I don’t know when I’ll make it home again. When I signed on for this, they told me it would be four years. In and out. It seemed so doable. Now, I’m not so sure. August marked the end of the fourth year. There was no celebration. I did take a week of personal time, but I felt judged for leaving my desk.
The locals eye me with concern. They ask how long it’s supposed to take. Their eyebrows read, “Aren’t you taking too long?” But then you meet a soldier who’s been here for six years. And others reference survivors who endured for eight years. I want to ask how they survived. But those words never leave your lips. A lot of words don’t leave my lips to be honest. I can’t even get them on paper.
People ask, “Are you writing? How far along are you?” I want to point to the sky and say, “Do you see that star? It hasn’t moved, and neither have I.” Instead, I say, “Almost there.” People seem to think it’s just writing. If I write enough, if my fingers cross the keyboards enough times, that will bring me to the exit.
You begin to wonder if you want to exit. Yes, the dreams will end. Nightmares, really. So will the interrogations. And maybe there will be more certainty in the future. But you suddenly find some arcane beauty in this purgatory. Knowing you have a future, but you’re not sure what the future is. Bliss in the simple moments when you aren’t writing or thinking. Surefootedness in not knowing what you’re doing with your life.
Due to my extended education, I know I may invite rebuke by comparing my ordeal to war. I daresay I do not know the actual scars of war. But I know the bruises of academia, I feel the lacerations in comments and suggested edits, and I wince to see another email in my inbox.
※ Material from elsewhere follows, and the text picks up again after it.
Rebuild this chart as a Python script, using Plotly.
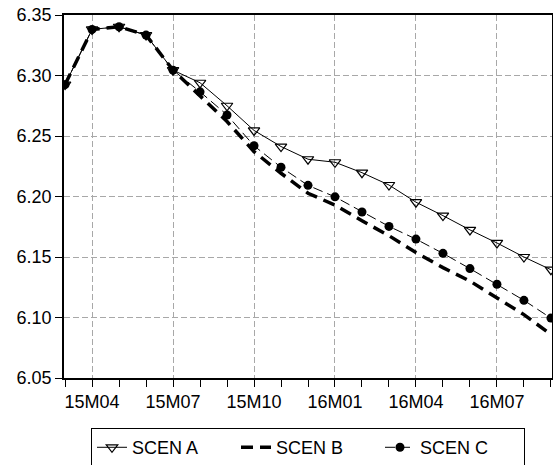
import plotly.graph_objects as go

months = ["15M03", "15M04", "15M05", "15M06", "15M07", "15M08", "15M09", "15M10",
          "15M11", "15M12", "16M01", "16M02", "16M03", "16M04", "16M05", "16M06",
          "16M07", "16M08", "16M09"]
tick_labels = ["15M04", "15M07", "15M10", "16M01", "16M04", "16M07"]

scen_a = [6.2925, 6.3381, 6.3403, 6.3334, 6.3044, 6.2940, 6.2750, 6.2546, 6.2413,
          6.2308, 6.2283, 6.2197, 6.2095, 6.1953, 6.1842, 6.1724, 6.1616, 6.1500, 6.1395]
scen_b = [6.2925, 6.3381, 6.3403, 6.3334, 6.3044, 6.2834, 6.2620, 6.2371, 6.2192,
          6.2027, 6.1929, 6.1800, 6.1676, 6.1537, 6.1412, 6.1301, 6.1162, 6.1024, 6.0860]
scen_c = [6.2925, 6.3381, 6.3403, 6.3334, 6.3044, 6.2865, 6.2674, 6.2419, 6.2242,
          6.2092, 6.1997, 6.1872, 6.1753, 6.1648, 6.1530, 6.1404, 6.1275, 6.1142, 6.0995]

x = list(range(len(months)))
tickvals = [months.index(m) for m in tick_labels]

FONT = "Liberation Sans, Arial, sans-serif"

fig = go.Figure()
fig.add_trace(go.Scatter(
    x=x, y=scen_a, name="SCEN A", mode="lines+markers",
    line=dict(color="black", width=1),
    marker=dict(symbol="triangle-down-open", size=10, color="black", line=dict(width=1.2)),
))
fig.add_trace(go.Scatter(
    x=x, y=scen_b, name="SCEN B", mode="lines",
    line=dict(color="black", width=3.5, dash="12px,7px"),
))
fig.add_trace(go.Scatter(
    x=x, y=scen_c, name="SCEN C", mode="lines+markers",
    line=dict(color="black", width=1, dash="10px,5px"),
    marker=dict(symbol="circle", size=9, color="black"),
))

fig.update_layout(
    width=553, height=465,
    margin=dict(l=64, r=1, t=15, b=87, autoexpand=False),
    paper_bgcolor="white", plot_bgcolor="white",
    font=dict(family=FONT, size=18, color="black"),
    showlegend=True,
    legend=dict(
        orientation="h", x=0.5, xanchor="center", y=-0.138, yanchor="top",
        bordercolor="black", borderwidth=1, font=dict(size=18),
        entrywidth=99, entrywidthmode="pixels", tracegroupgap=0,
    ),
)
fig.update_xaxes(
    range=[-0.04, 18.04], tickmode="array", tickvals=tickvals, ticktext=tick_labels,
    showgrid=True, gridcolor="#a8a8a8", griddash="6px,3px", gridwidth=1,
    ticks="outside", ticklen=7, tickcolor="black", automargin=False,
    ticklabeloverflow="allow",
    minor=dict(dtick=1, tick0=0, ticks="outside", ticklen=7, tickcolor="black", showgrid=False),
    showline=True, linecolor="black", linewidth=1.5, mirror=True, zeroline=False,
)
fig.update_yaxes(
    range=[6.05, 6.35], tickmode="array",
    tickvals=[6.05, 6.10, 6.15, 6.20, 6.25, 6.30, 6.35],
    ticktext=["6.05", "6.10", "6.15", "6.20", "6.25", "6.30", "6.35"],
    showgrid=True, gridcolor="#a8a8a8", griddash="6px,3px", gridwidth=1,
    ticks="outside", ticklen=7, tickcolor="black", automargin=False,
    ticklabeloverflow="allow",
    showline=True, linecolor="black", linewidth=1.5, mirror=True, zeroline=False,
)

# remove the browser's default 8px body margin so the figure sits at the page origin
fig.write_html("out.html", config={"displayModeBar": False},
               post_script="document.body.style.margin='0';")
People suggest I narrow the scope of my thesis. Especially Mother. She sends letters with directives meant to rescue me from this mess I signed up for, but she doesn’t understand my entanglement nor even my location. She once asked what year it is, how long have I been gone, and I asked if she meant me. Does she not count the calendar days like I do?
It is day 1,484. It makes people uncomfortable when I remind them. I don’t know why they should be uncomfortable. Most of them have 401(k)s at this point. I have a laptop that doesn’t belong to me and a to-go container of cold pizza from a seminar where too few people attended.
Occasionally I hear from other combatants in the field. They tell me about failed strategies, how they thought they’d take the city, but lost ground in a single hour and had to regroup. They say their supervisors display disappointment before they show mercy. Committees frown and sign off on another year of imprisonment.
They always warned you would question it all in the darkest hour. But, looking at my watch, it’s been longer than an hour. Friends reassure you that they know I'm working hard, the light is within sight (it’s just the moon), and I’ll get there. They often say this having returned from vacations to Saint Martin or Barbados. Then they imply I'm just a student, my life is easy, my reward is excessive, and I'm a lazy fool. (They’re right.)
“What do you do all day?” The whispers echo and ensnare you. You wake to them. They follow you in the trenches. People don’t understand. They condemn any attempts at a social life and then taunt, “You deserve a break.”
A break means more time here. And I dream of the end, of coming home, of seeing sunlight, of not feeling gray clouds overhead. Even on sunny days, you sense the night coming. Momentary is elation. Temporary is freedom. Esoteric is explanation.
That is why I write this. I need to read this, to remember and to remind. Please send help. Send coffee. Send love. Send money. Send promises of a future beyond a dissertation. Assure me that the gray does end, that seas crash upon bright shores, that you receive these letters and also wait for me. That Day 1,485 and 1,486 and 1,700 will come. And let me be free on Day 1,700.
On Day 1,483, I asked my Commander about the end. He stared at me and then said he could not predict the future. Admittedly, I can’t even predict the outcome with an overdispersed, negative Binomial-distributed, hierarchical, Bayesian model. So why should he able to forecast my release?
“I can’t say,” he mumbles. “But it could be unlikely.”
Also unlikely are relationships, goals, income, and an end to this dissertation. But the inverse of this probability is a likelihood. Perhaps it’s normally distributed. Perhaps it’s not. But probability, by definition, is greater than or equal to zero. Therefore, there is probability of daybreak. That is what keeps me going: Dawn is coming.
I send my love. And I send my warning.